Proverbs

Proverbs 26:21

Contentious people inflame conflict just as fuel intensifies fire.

Proverbs 26:21 (WEB)

21 As coals are to hot embers, and wood to fire, so is a contentious man to kindling strife.

Central Idea

Contentious people inflame conflict just as fuel intensifies fire.

Authorial Intent

To warn that certain people actively intensify conflict rather than resolve it.

Literary Context

This proverb sits inside a cluster of sayings (Proverbs 26) that expose forms of folly that harm community life, especially through speech and relational disruption. The immediate context uses fire imagery to describe how conflict persists when it continues to be fed. Proverbs 26:20 highlights the role of whispering in keeping strife burning; Proverbs 26:21 continues the same image by identifying the quarrelsome person as the equivalent of fuel. The saying is observational and analogical: it ties a visible, natural process (fuel intensifying fire) to a social reality (contention intensifying strife). The verse contributes to Proverbs’ broader instruction on restraint, humility, and the power of words to heal or to harm. The reader is positioned to evaluate both personal habits and relational dynamics within the community: who or what is feeding the fire.

Historical Context

Proverbs presents wisdom instruction for God’s covenant people, addressing everyday moral formation and community life. In an honor-shame society where words shape reputation and relationships, the destabilizing power of quarrels and strife would have been readily observable.

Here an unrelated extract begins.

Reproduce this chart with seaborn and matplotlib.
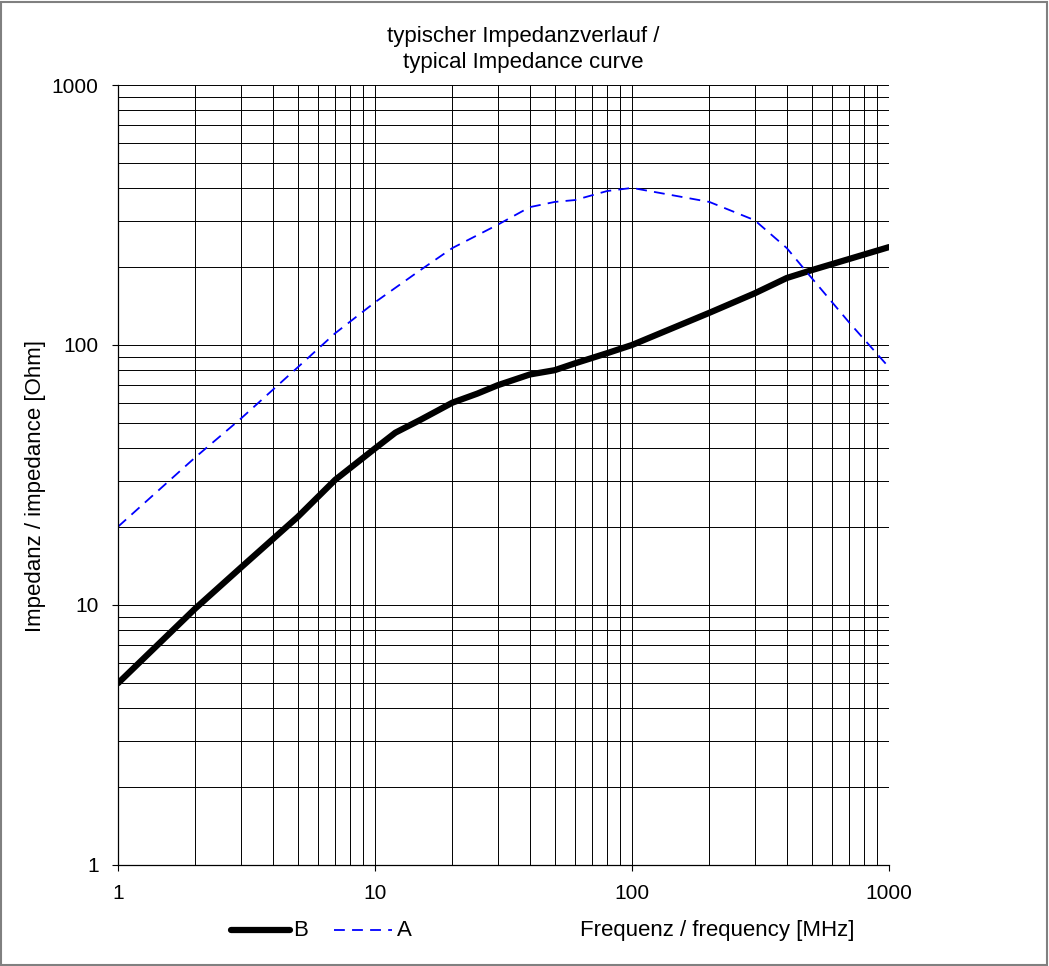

This saying uses common fire imagery to teach social discernment: conflict expands when fed by persistent contentiousness.

Chapter: Proverbs 26

Fools, Sluggards, Quarrels, Gossip, Deceitful Speech, and the Ruin of Unrestrained Folly

Wisdom discerns and refuses the destructive patterns of fools, sluggards, meddlers, gossips, liars, and flatterers, because unrestrained folly corrupts speech, work, relationships, justice, and the heart.